Heimin (平民) is the Japanese word for commoner. The word first came into use towards the end of the Edo period to denote people who were born without any social privileges, contrasting them with shizoku. Heimin mostly consisted of farmers, artisans and merchants.

During the Meiji Restoration, Japan began a period of rapid industrialisation and Westernisation. By the 1880s, the samurai, who were once de facto in control of Japan, had lost a major part of their significance and power, which coincided with the rise of the heimin class. In accordance with the new period of Westernisation, Japan's social values changed, and economic status was eventually considered more important than a person's family history.

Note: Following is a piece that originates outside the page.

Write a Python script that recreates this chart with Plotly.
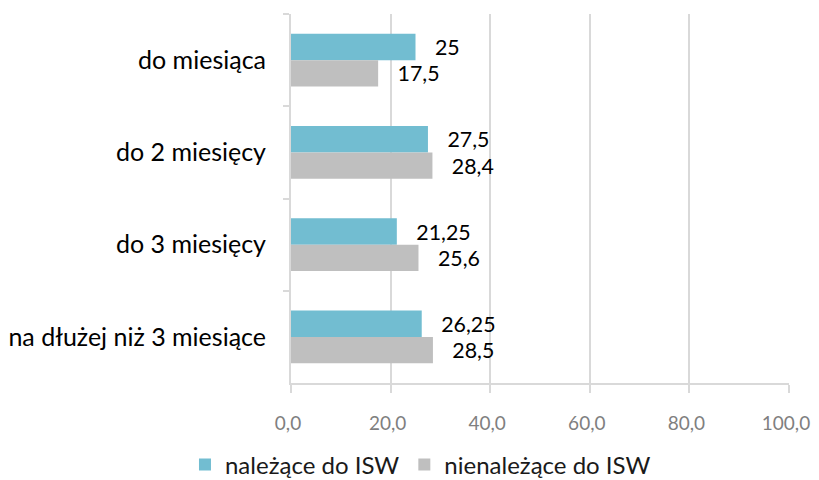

Tokutomi Sohō, in his essay Youth of the New Japan (Shin Nihon no Seinen), argued that the traditionalist outlook of Japan's aristocrats was stifling economic development, as heimin suffered from discrimination and unemployment – in 1891, only 50% of Japanese politics and economics college graduates were able to find employment. Furthermore, only 2% of the population was allowed to vote, of which most were "landowners and capitalists". Sohō believed that Japan would not be able to thrive unless aristocratic "social parasites" relinquished their control over the country's politics and economy. Sohō also coined the term heiminism, to describe his advocacy for Japanese industrialisation and democratisation.